When Fiore arrived in Britain, he was looking for activists among whom he could spread Third Positionist ideas and struck up a friendship with Griffin, who was impressed by the Italian’s knowledge and organizational experience. Together with two other young National Front members, Derek Holland and Patrick Harrington, the group became known as the ‘Political Soldiers’, after a manifesto written by Holland and published in 1984. Claiming that the white race was under threat and the ‘death of Europe’ was at hand, the manifesto called for activists ‘to be moulded into National Revolutionary Warriors’, and to become a new type of man ‘who will live the Nationalist way of life every day’. The manifesto concluded with the exhortation ‘Long Live Death!’, a slogan derived from Evola.15

Such rhetoric proved unpalatable to many NF members and the party split in 1986, with the Political Soldiers naming their faction the Official National Front. They further elaborated their theory of race, arguing that ‘the racialist position now adopted by the National Front is based on the Nationalist principle that self-rule and the preservation of racial and cultural identity is the inalienable right of all the people of the world.’16 Following this logic, they began to adopt the language of black separatist and Third World liberation movements, professing support for the Iranian Revolution and Palestinian freedom. The Political Soldiers heaped praise on the Libyan leader Muammar Gaddafi’s Jamahiriya theory of direct democracy, claiming ‘the very ideology which we hold dear is articulated in a superbly concise and direct manner in the pages of [Gaddafi’s] Green Book.’17 They also applauded the ‘true democracy’ of the Libyan People’s Committee and Gaddafi’s ‘belief in the inalienable right to self-determination of all the races of mankind’. The Green Book, then, was ‘essential reading for all who share our vision’. Griffin and Holland travelled to the Libyan capital Tripoli in search of financial support from Gaddafi, who at the time was funding a range of groups who opposed Western governments. They returned empty-handed, save for a couple of crates of the revered volume.
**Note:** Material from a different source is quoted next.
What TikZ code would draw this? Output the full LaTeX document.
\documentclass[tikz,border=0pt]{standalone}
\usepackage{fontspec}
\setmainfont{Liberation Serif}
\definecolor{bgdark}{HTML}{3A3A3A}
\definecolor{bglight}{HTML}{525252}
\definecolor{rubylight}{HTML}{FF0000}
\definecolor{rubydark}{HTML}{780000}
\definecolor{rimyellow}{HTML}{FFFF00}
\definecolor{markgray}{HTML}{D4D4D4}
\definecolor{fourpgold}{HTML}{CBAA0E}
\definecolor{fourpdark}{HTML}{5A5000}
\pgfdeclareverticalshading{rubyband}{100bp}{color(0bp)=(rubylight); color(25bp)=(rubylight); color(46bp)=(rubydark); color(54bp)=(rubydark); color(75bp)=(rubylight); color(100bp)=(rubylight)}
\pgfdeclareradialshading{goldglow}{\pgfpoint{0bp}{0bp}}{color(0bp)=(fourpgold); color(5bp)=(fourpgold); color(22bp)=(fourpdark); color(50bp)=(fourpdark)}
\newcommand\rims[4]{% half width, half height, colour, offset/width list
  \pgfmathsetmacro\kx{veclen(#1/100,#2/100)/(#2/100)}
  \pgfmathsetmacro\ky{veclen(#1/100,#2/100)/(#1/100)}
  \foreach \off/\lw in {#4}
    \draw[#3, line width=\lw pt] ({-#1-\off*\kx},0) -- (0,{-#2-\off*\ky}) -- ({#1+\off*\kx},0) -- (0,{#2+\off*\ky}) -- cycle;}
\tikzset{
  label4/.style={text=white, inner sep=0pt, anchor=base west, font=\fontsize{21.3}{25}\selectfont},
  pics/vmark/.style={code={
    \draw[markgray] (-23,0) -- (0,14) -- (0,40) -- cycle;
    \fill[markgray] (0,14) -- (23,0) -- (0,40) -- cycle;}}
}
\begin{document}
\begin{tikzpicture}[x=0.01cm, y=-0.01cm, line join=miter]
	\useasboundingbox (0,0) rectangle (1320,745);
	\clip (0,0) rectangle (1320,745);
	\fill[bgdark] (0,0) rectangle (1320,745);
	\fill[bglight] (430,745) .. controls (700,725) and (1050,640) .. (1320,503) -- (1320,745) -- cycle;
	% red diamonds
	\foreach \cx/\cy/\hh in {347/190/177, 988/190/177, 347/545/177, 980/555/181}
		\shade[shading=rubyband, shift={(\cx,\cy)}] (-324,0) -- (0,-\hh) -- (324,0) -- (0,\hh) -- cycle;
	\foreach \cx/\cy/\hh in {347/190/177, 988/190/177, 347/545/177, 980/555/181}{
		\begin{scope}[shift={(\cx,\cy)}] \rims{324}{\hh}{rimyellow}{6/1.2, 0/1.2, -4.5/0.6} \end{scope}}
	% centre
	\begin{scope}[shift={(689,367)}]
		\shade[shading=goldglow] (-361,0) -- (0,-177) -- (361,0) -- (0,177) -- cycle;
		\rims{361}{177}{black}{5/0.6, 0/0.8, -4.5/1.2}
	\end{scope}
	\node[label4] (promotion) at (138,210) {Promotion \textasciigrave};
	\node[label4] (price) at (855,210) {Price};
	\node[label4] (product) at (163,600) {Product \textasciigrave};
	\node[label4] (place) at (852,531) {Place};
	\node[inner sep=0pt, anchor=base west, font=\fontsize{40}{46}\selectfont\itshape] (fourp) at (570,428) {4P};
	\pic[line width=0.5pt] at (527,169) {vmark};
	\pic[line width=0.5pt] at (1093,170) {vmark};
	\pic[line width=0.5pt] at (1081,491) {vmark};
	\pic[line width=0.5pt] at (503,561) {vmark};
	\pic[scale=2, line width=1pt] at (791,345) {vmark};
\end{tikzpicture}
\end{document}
Beyond their own dwindling circle, the Political Soldiers had little impact. Unsuccessful attempts were made to set up a housing co-op in Northern Ireland in 1986 and, later, to infiltrate the anarchist squatters’ movement in Hackney, East London.18 The Official National Front increasingly came to resemble a cult: selected groups of recruits were reportedly taken for ideological cadre ‘training’ on Griffin’s parents’ land, while slogans such as ‘Fight Racism’ rapidly alienated members who had not kept up with the pace of change. When the March 1988 edition of the party newspaper featured pictures of Gaddafi, Iran’s Ayatollah Khomeini and the US black separatist Louis Farrakhan on the front cover, it provoked a wave of resignations from the party.
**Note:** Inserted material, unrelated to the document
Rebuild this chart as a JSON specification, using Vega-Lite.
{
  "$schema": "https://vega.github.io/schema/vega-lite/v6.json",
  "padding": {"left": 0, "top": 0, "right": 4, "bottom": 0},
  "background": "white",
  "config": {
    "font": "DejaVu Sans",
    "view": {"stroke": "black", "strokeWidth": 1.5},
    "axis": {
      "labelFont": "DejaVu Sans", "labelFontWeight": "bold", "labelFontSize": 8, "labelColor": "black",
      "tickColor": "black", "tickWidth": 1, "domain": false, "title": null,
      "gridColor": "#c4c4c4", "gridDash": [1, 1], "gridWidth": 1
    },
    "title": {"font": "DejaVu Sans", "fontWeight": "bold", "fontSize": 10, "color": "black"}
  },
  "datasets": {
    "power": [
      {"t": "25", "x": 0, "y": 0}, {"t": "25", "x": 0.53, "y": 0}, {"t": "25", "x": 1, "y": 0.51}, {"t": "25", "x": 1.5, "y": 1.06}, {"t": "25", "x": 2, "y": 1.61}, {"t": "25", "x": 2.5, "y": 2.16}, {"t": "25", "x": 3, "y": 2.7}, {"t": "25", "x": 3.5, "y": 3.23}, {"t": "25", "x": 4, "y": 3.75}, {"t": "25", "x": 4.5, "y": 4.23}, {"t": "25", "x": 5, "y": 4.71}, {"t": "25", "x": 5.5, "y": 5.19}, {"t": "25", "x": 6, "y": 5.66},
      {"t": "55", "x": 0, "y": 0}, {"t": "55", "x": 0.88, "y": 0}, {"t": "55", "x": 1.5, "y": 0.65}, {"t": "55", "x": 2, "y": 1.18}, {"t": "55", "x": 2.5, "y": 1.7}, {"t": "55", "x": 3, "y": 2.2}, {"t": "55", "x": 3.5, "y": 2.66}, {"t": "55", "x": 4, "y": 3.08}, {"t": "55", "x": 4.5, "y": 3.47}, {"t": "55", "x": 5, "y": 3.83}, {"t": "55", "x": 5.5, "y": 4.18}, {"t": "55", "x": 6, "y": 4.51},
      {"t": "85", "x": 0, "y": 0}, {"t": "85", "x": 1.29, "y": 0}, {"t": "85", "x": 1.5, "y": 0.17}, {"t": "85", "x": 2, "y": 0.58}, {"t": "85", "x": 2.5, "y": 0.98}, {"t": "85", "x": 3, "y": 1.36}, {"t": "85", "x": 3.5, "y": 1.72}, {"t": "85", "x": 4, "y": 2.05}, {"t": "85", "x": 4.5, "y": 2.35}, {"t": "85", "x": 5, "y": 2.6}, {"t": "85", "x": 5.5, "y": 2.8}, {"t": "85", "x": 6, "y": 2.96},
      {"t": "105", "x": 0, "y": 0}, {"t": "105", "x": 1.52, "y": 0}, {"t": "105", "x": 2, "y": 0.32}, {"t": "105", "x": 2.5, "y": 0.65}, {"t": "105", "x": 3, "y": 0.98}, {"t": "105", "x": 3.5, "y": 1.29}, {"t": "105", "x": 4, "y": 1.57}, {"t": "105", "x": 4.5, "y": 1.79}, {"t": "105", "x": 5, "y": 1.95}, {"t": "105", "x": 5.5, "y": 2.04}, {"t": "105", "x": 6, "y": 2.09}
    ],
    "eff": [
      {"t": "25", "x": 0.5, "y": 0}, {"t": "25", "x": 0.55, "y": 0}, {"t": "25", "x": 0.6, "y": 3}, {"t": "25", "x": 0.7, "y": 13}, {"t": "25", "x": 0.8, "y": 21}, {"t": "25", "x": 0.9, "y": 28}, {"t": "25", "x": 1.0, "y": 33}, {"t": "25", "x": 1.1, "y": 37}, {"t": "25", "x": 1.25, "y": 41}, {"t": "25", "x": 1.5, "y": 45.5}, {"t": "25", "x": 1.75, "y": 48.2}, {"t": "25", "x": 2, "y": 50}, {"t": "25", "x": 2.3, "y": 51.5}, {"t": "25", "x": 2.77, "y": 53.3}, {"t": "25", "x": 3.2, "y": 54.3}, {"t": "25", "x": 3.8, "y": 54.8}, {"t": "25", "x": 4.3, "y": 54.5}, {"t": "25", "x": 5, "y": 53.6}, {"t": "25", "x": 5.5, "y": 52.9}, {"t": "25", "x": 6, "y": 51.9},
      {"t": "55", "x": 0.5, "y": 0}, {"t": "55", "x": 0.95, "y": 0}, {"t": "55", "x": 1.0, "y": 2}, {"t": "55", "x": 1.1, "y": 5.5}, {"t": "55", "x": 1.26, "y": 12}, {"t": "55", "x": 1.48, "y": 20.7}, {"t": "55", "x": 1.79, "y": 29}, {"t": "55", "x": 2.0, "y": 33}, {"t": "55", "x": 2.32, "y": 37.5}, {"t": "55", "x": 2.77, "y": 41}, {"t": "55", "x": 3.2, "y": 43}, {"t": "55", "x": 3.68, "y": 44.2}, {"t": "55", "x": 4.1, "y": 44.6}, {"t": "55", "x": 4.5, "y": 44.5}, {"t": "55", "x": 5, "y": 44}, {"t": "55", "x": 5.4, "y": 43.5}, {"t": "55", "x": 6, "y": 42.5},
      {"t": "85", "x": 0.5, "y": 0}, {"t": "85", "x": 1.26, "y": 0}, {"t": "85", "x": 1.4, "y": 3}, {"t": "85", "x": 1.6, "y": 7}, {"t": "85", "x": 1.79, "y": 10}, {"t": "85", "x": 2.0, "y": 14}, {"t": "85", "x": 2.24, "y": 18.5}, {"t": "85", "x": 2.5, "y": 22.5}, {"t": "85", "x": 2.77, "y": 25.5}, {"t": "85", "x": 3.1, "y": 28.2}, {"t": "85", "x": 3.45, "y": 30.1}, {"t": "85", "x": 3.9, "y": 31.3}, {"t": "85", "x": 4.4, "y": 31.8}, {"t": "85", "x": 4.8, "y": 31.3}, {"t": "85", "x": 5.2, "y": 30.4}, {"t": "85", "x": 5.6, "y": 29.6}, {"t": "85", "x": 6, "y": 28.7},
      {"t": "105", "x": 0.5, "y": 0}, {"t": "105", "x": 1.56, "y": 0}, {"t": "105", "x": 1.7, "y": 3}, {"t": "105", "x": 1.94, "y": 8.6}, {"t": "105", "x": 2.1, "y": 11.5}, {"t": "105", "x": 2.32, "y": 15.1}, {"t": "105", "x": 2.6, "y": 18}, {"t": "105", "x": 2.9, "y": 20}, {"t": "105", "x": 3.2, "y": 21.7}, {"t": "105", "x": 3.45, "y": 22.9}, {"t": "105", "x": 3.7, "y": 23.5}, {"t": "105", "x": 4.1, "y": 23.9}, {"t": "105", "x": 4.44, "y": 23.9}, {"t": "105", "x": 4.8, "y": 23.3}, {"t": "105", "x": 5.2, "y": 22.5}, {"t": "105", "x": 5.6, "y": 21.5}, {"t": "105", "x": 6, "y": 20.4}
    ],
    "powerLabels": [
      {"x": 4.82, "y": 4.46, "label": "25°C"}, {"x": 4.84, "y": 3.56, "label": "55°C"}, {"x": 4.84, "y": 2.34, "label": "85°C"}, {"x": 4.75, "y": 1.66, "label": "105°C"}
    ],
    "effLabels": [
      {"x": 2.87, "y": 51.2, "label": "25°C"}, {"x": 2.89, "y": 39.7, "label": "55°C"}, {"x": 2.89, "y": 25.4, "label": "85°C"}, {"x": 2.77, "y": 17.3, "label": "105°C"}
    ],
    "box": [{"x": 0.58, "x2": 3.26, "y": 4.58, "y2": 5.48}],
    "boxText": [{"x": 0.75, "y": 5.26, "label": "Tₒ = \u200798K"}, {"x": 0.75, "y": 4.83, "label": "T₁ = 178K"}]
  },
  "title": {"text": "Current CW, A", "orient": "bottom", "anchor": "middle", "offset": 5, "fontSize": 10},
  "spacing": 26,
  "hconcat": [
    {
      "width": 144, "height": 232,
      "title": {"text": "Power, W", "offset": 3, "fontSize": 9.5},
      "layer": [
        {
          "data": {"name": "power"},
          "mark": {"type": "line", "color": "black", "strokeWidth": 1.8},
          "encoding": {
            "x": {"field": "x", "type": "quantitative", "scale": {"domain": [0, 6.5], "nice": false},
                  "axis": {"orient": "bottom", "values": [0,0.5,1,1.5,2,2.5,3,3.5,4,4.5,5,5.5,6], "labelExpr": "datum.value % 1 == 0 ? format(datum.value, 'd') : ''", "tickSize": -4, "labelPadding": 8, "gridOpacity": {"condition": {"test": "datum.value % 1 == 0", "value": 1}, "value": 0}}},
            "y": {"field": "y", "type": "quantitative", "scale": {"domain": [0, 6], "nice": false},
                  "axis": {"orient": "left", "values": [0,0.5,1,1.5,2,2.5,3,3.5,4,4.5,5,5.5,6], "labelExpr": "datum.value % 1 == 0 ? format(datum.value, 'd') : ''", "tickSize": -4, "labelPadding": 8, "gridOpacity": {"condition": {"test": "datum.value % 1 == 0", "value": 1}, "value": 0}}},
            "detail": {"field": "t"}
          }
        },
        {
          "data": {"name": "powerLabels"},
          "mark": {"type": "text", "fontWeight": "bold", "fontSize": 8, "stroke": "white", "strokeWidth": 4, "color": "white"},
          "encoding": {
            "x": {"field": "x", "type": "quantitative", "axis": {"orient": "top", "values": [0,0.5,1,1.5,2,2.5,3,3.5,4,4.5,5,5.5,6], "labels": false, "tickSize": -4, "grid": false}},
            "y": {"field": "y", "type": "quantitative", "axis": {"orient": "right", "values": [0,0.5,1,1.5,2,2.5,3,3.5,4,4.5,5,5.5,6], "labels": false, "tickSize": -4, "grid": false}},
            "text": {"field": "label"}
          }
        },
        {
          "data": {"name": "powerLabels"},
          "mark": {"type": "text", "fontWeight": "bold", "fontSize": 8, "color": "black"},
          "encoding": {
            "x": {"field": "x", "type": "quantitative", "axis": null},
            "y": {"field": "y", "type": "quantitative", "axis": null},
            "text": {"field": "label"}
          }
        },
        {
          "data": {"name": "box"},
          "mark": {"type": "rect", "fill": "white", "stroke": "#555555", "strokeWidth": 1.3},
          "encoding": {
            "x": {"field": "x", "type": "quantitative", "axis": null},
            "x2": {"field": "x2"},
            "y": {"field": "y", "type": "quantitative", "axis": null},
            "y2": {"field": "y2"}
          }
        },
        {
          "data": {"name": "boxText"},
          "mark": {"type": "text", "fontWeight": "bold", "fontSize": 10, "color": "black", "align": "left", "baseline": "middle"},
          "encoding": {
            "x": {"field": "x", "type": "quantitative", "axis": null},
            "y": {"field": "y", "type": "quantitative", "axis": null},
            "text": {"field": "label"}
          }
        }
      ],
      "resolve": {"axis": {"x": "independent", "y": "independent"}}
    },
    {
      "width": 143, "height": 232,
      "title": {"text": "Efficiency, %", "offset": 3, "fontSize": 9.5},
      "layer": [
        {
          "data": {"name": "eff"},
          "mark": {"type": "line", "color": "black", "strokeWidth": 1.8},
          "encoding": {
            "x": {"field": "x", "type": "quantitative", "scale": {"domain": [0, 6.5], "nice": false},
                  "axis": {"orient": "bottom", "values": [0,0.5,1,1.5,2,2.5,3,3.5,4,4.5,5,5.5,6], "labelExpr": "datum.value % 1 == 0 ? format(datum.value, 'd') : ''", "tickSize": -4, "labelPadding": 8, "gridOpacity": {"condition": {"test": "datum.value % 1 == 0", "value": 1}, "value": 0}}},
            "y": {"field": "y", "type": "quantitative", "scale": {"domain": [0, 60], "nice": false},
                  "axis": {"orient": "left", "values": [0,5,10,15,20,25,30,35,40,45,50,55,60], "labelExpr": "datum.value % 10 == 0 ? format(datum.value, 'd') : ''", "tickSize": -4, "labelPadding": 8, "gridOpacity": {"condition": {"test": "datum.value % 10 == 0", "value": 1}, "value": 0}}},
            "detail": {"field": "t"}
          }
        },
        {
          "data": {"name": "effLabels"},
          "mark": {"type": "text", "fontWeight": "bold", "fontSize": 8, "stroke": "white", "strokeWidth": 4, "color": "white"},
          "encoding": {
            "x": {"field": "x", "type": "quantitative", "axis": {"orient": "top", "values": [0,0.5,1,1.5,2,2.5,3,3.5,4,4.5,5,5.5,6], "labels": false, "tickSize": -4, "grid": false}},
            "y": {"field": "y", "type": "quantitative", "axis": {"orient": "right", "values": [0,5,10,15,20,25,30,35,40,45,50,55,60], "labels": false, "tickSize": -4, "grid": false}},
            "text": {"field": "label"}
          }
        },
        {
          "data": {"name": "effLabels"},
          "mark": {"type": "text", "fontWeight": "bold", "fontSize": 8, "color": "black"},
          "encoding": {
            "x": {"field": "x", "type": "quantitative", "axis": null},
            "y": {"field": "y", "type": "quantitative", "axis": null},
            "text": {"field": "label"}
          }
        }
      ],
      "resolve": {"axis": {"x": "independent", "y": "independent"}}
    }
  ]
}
The Official National Front disbanded in 1989 and Griffin’s clique renamed itself the International Third Position. They began buying dilapidated properties in rural France and renovating them: Griffin describes this as purely a business venture but others have claimed it was an attempt to set up a commune.19 At the same time he was becoming politically estranged from Holland and Fiore, both of whom were Catholics, and were introducing an increasing amount of religious rhetoric into the ITP’s doctrine.
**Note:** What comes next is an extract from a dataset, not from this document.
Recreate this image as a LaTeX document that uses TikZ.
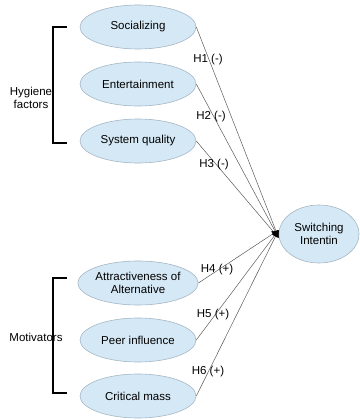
\documentclass[tikz,border=0pt]{standalone}
\usepackage{fontspec}
\setmainfont{Liberation Sans}
\usetikzlibrary{shapes.geometric,arrows.meta}
\definecolor{ellfill}{RGB}{213,232,245}
\definecolor{elldraw}{RGB}{165,182,196}
\definecolor{linkgray}{RGB}{90,90,90}
\tikzset{
  factor/.style={ellipse, draw=elldraw, line width=0.6pt, fill=ellfill,
    minimum width=116pt, minimum height=44pt, inner sep=0pt,
    font=\fontsize{11.5pt}{13pt}\selectfont, align=center},
  target/.style={factor, minimum width=80pt, minimum height=58pt},
  link/.style={draw=linkgray, line width=0.5pt, -{Latex[length=7pt,width=6pt,black]}},
  hyp/.style={font=\fontsize{11.5pt}{13pt}\selectfont, inner sep=0pt},
  bracket/.style={draw=black, line width=2.6pt},
  grouplabel/.style={font=\fontsize{11.5pt}{13pt}\selectfont, align=center, inner sep=0pt}
}
\begin{document}
\begin{tikzpicture}[x=1pt,y=-1pt]
\useasboundingbox (0,0) rectangle (359,420);

% group labels (drawn first so the brackets sit on top)
\node[grouplabel] (hyg) at (31,98) {Hygiene\\factors};
\node[grouplabel] (mot) at (36,337) {Motivators};

% brackets
\coordinate (b1a) at (67,27);
\coordinate (b1b) at (53,27);
\coordinate (b1c) at (53,143);
\coordinate (b1d) at (67,143);
\draw[bracket] (b1a) -- (b1b) -- (b1c) -- (b1d);
\coordinate (b2a) at (67,278);
\coordinate (b2b) at (53,278);
\coordinate (b2c) at (53,393);
\coordinate (b2d) at (67,393);
\draw[bracket] (b2a) -- (b2b) -- (b2c) -- (b2d);

% factors
\node[factor] (soc) at (138,27) {Socializing};
\node[factor] (ent) at (138,84) {Entertainment};
\node[factor] (sys) at (138,141) {System quality};
\node[factor] (att) at (138,283) {Attractiveness of\\Alternative};
\node[factor] (peer) at (138,340) {Peer influence};
\node[factor] (crit) at (138,396) {Critical mass};

% outcome
\node[target] (sw) at (319,234) {Switching\\Intentin};

% hypotheses
\draw[link] (soc.east) -- ([yshift=-4pt]sw.west);
\draw[link] (ent.east) -- ([yshift=-4pt]sw.west);
\draw[link] (sys.east) -- ([yshift=-4pt]sw.west);
\draw[link] (att.east) -- ([yshift=4pt]sw.west);
\draw[link] (peer.east) -- ([yshift=4pt]sw.west);
\draw[link] (crit.east) -- ([yshift=4pt]sw.west);

\node[hyp] (h1) at (208,60) {H1 (-)};
\node[hyp] (h2) at (211,117) {H2 (-)};
\node[hyp] (h3) at (214,165) {H3 (-)};
\node[hyp] (h4) at (217,270) {H4 (+)};
\node[hyp] (h5) at (213,315) {H5 (+)};
\node[hyp] (h6) at (208,372) {H6 (+)};
\end{tikzpicture}
\end{document}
In March 1990, Griffin says he was stacking a bonfire at one of the properties in France when he accidentally threw some shotgun cartridges onto the fire. One apparently exploded, seriously injuring Griffin and blinding him in one eye. He was forced to return to convalesce at home with his parents, who were almost bankrupted after they had bailed him out of a property deal gone wrong. For the time being, Griffin disappeared from active politics. He had achieved nothing, but the ideas he had toyed with would later resurface as he manoeuvred to take over the BNP.